The sum of 2nd & 5th digits which is triangle number (8) can be -  3, 6, 10, 15.

4] Possible pairs of 9th & 10th digits - (1,7), (7,1), (2,6), (6,2), (3,5), (5,3)

If IJ = 71, then 5th digit E must be 4 - 1 = 3 & possible values of 2nd digit B are 0,3,7.
But as per (5), B must be even & C = 0 already.

IJ = 26 or 62 or 35 doesn't leave any valid value for 5th digit E.

If IJ = 53, then 5th digit E must be 1 & possible values of 2nd digit B are 2,5,9
That is B = 2 (5). But as per (2), no digit is the same as the position which it occupies in the sequence. So, the number 2 can't be at 2nd position where B is there.

Hence, IJ must be 17 i.e. I = 1, J = 7.

5] This leaves only 9 as valid value for 5th digit E so that (3) is true. 

So, E = 9 and hence B = 6 with sum of 2nd digit B and 5th digit E as 15.

6] So far, we have, B = 6, C = 0, E = 9, I = 1 and J = 7. 

As per (10), the number 3 is next to the 9 but not the zero. Hence, the 6th digit F must be 3. F = 3.

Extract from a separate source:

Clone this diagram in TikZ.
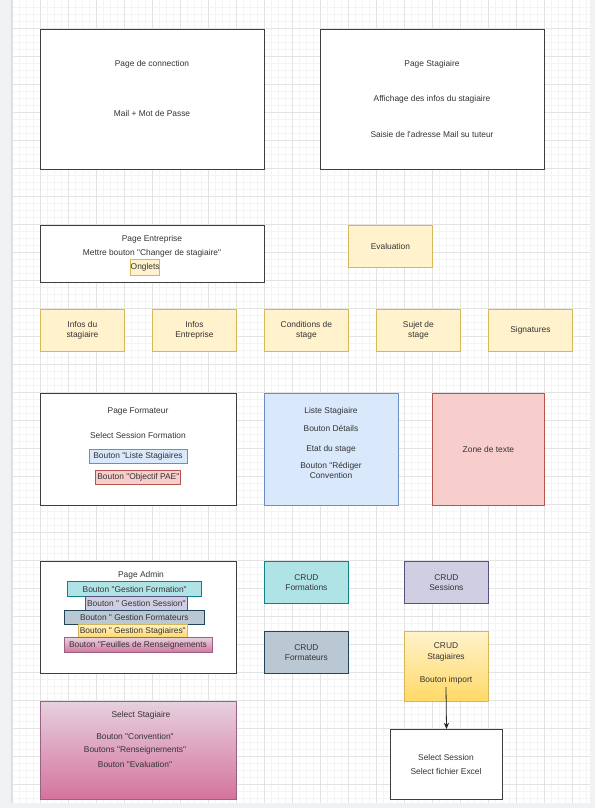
\documentclass[tikz,border=0pt]{standalone}
\usepackage{fontspec}
\newfontfamily\diafont{Liberation Sans}
\usetikzlibrary{arrows.meta}

% palette
\definecolor{canvasbg}{HTML}{F1F2F4}
\definecolor{edgeline}{HTML}{DADCE0}
\definecolor{gridminor}{HTML}{F4F4F4}
\definecolor{gridmajor}{HTML}{E3E3E3}
\definecolor{textc}{HTML}{333333}
\definecolor{framec}{HTML}{3E3E3E}
\definecolor{yfill}{HTML}{FFF2CC}
\definecolor{ydark}{HTML}{FFD966}
\definecolor{yline}{HTML}{D6B656}
\definecolor{bfill}{HTML}{DAE8FC}
\definecolor{bline}{HTML}{6C8EBF}
\definecolor{rfill}{HTML}{F8CECC}
\definecolor{rline}{HTML}{B85450}
\definecolor{tfill}{HTML}{B0E3E6}
\definecolor{tline}{HTML}{0E8088}
\definecolor{pfill}{HTML}{D0CEE2}
\definecolor{pline}{HTML}{56517E}
\definecolor{gfill}{HTML}{BAC8D3}
\definecolor{gline}{HTML}{23445D}
\definecolor{mfill}{HTML}{E6D0DE}
\definecolor{mdark}{HTML}{D5739D}
\definecolor{mline}{HTML}{996185}

\begin{document}
\begin{tikzpicture}[x=1pt,y=-1pt,
  txt/.style={font=\diafont\fontsize{8.4}{10.3}\selectfont, text=textc, inner sep=0pt, align=center},
  panel/.style={draw=framec, line width=1pt, fill=white, anchor=north west, inner sep=0pt},
  card/.style={txt, line width=0.8pt, anchor=north west},
  btn/.style={txt, line width=0.8pt, anchor=center},
  yellowc/.style={draw=yline, fill=yfill},
  yellowg/.style={draw=yline, top color=yfill, bottom color=ydark},
  bluec/.style={draw=bline, fill=bfill},
  redc/.style={draw=rline, fill=rfill},
  tealc/.style={draw=tline, fill=tfill},
  purplec/.style={draw=pline, fill=pfill},
  slatec/.style={draw=gline, fill=gfill},
  pinkg/.style={draw=mline, top color=mfill, bottom color=mdark},
  link/.style={draw=black!85, line width=0.8pt, -{Stealth[length=6pt,width=5pt,inset=1.5pt]}}
]
\useasboundingbox (0,0) rectangle (595,808);

% canvas and grid
\fill[canvasbg] (0,0) rectangle (595,808);
\fill[white] (11,0) rectangle (590,803);
\foreach \x in {12,19,...,589} \draw[gridminor, line width=0.5pt] (\x,0) -- (\x,803);
\foreach \y in {7,14,...,802} \draw[gridminor, line width=0.5pt] (11,\y) -- (590,\y);
\foreach \x in {12,40,...,589} \draw[gridmajor, line width=0.6pt] (\x,0) -- (\x,803);
\foreach \y in {28,56,...,802} \draw[gridmajor, line width=0.6pt] (11,\y) -- (590,\y);
\draw[edgeline, line width=0.8pt] (11,0) -- (11,803);

% login page
\node[panel, minimum width=224, minimum height=140] (conn) at (40,29) {};
\node[txt] (connT) at (152,64) {Page de connection};
\node[txt] (connM) at (152,113) {Mail + Mot de Passe};

% trainee page
\node[panel, minimum width=224, minimum height=140] (stag) at (320,29) {};
\node[txt] (stagT) at (432,64) {Page Stagiaire};
\node[txt] (stagA) at (432,99) {Affichage des infos du stagiaire};
\node[txt] (stagS) at (432,134) {Saisie de l'adresse Mail su tuteur};

% company page
\node[panel, minimum width=224, minimum height=57] (ent) at (40,225) {};
\node[txt] (entT) at (152,239) {Page Entreprise};
\node[txt] (entM) at (152,253) {Mettre bouton "Changer de stagiaire"};
\node[btn, yellowc, minimum width=29, minimum height=15.5] (ong) at (145.2,267.2) {Onglets};

\node[card, yellowc, minimum width=84, minimum height=42] (eval) at (348,225) {Evaluation};

% tabs
\node[card, yellowc, minimum width=84, minimum height=42] (tab1) at (40,309) {Infos du\\stagiaire};
\node[card, yellowc, minimum width=84, minimum height=42] (tab2) at (152,309) {Infos\\Entreprise};
\node[card, yellowc, minimum width=84, minimum height=42] (tab3) at (264,309) {Conditions de\\stage};
\node[card, yellowc, minimum width=84, minimum height=42] (tab4) at (376,309) {Sujet de\\stage};
\node[card, yellowc, minimum width=84, minimum height=42] (tab5) at (488,309) {Signatures};

% trainer page
\node[panel, minimum width=196, minimum height=112] (form) at (40,393) {};
\node[txt] (formT) at (138,411) {Page Formateur};
\node[txt] (formS) at (138,435) {Select Session Formation};
\node[btn, bluec, minimum width=98, minimum height=14.4] (formL) at (138,456.5) {Bouton "Liste Stagiaires};
\node[btn, redc, minimum width=85, minimum height=14] (formP) at (138.3,477.3) {Bouton "Objectif PAE"};

\node[card, bluec, minimum width=133.5, minimum height=112] (liste) at (264,393) {};
\node[txt] (listeT) at (331,411) {Liste Stagiaire};
\node[txt] (listeD) at (331,428) {Bouton Détails};
\node[txt] (listeE) at (331,449) {Etat du stage};
\node[txt] (listeR) at (331,470.2) {Bouton "Rédiger\\Convention};

\node[card, redc, minimum width=112, minimum height=112] (zone) at (432,393) {Zone de texte};

% admin page
\node[panel, minimum width=196, minimum height=112] (adm) at (40,561) {};
\node[txt] (admT) at (141,575) {Page Admin};
\node[btn, tealc, minimum width=134, minimum height=15] (admF) at (134.7,589.2) {Bouton "Gestion Formation"};
\node[btn, purplec, minimum width=102, minimum height=13.7] (admS) at (136.3,603.2) {Bouton " Gestion Session"};
\node[btn, slatec, minimum width=140.7, minimum height=14.3] (admR) at (134.3,617.2) {Bouton " Gestion Formateurs};
\node[btn, yellowg, minimum width=109, minimum height=13.4] (admG) at (132.8,631) {Bouton " Gestion Stagiaires"};
\node[btn, pinkg, minimum width=148, minimum height=15] (admX) at (138,645.2) {Bouton "Feuilles de Renseignements};

% CRUD screens
\node[card, tealc, minimum width=84, minimum height=42] (crudF) at (264,561) {CRUD\\Formations};
\node[card, purplec, minimum width=84, minimum height=42] (crudS) at (404,561) {CRUD\\Sessions};
\node[card, slatec, minimum width=84, minimum height=42] (crudR) at (264,631) {CRUD\\Formateurs};
\node[card, yellowg, minimum width=84, minimum height=70] (crudG) at (404,631) {};
\node[txt] (crudGT) at (446,652) {CRUD\\Stagiaires};
\node[txt] (crudGI) at (446,680) {Bouton import};

% import dialog
\node[panel, minimum width=112, minimum height=70] (imp) at (390,729) {};
\node[txt] (impS) at (446,757) {Select Session};
\node[txt] (impF) at (446,771) {Select fichier Excel};

\coordinate (impStart) at (446,687);
\draw[link] (impStart) -- (imp.north);

% trainee selection
\node[card, pinkg, minimum width=196, minimum height=98] (sel) at (40,701) {};
\node[txt] (selT) at (141,715) {Select Stagiaire};
\node[txt] (selC) at (135,736.5) {Bouton "Convention"};
\node[txt] (selR) at (135,750) {Boutons "Renseignements"};
\node[txt] (selE) at (135,764) {Bouton "Evaluation"};
\end{tikzpicture}
\end{document}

7] As per (9), the 8 is 2 spaces away from 9 i.e. here 5th digit E=9. With 3rd position already occupied by C = 0, the digit 8 must be at 7th position. 
So, G = 8. 

8] As per (7), D + F + H must be single digit. We have, F = 3 already, 
so possible values of D + H are 0, 1, 2, 3, 4, 5, 6.

D + H can't be 0 (0+0), 1 (1+0), 2(1+1/2+0), 3(1+2/3+0), 4(2+2/3+1/4+0), 5(2+3/4+1/5+0) since digits are repeated with C=0, I=1, F=3 already.

Hence, D + H = 6. 

9] Now, D = 5 and H = 1 is not possible. Also, D/H can't be 0 or 6. Both D and H can't be 3 at the same time. D can't be 4 as D is at 4th position. 

Hence, D = 2, H = 4.

10] With B = 6, C = 0, D = 2, E = 9, F = 3, G = 8, H = 4, I = 1, J = 7, the only digit left for the first position A is 5. So A = 5.

CONCLUSION : 

A = 5, B = 6, C = 0, D = 2, E = 9, F = 3, G = 8, H = 4, I = 1, J = 7.

So, the 10-digits password ABCDEFGHIJ is 5602938417.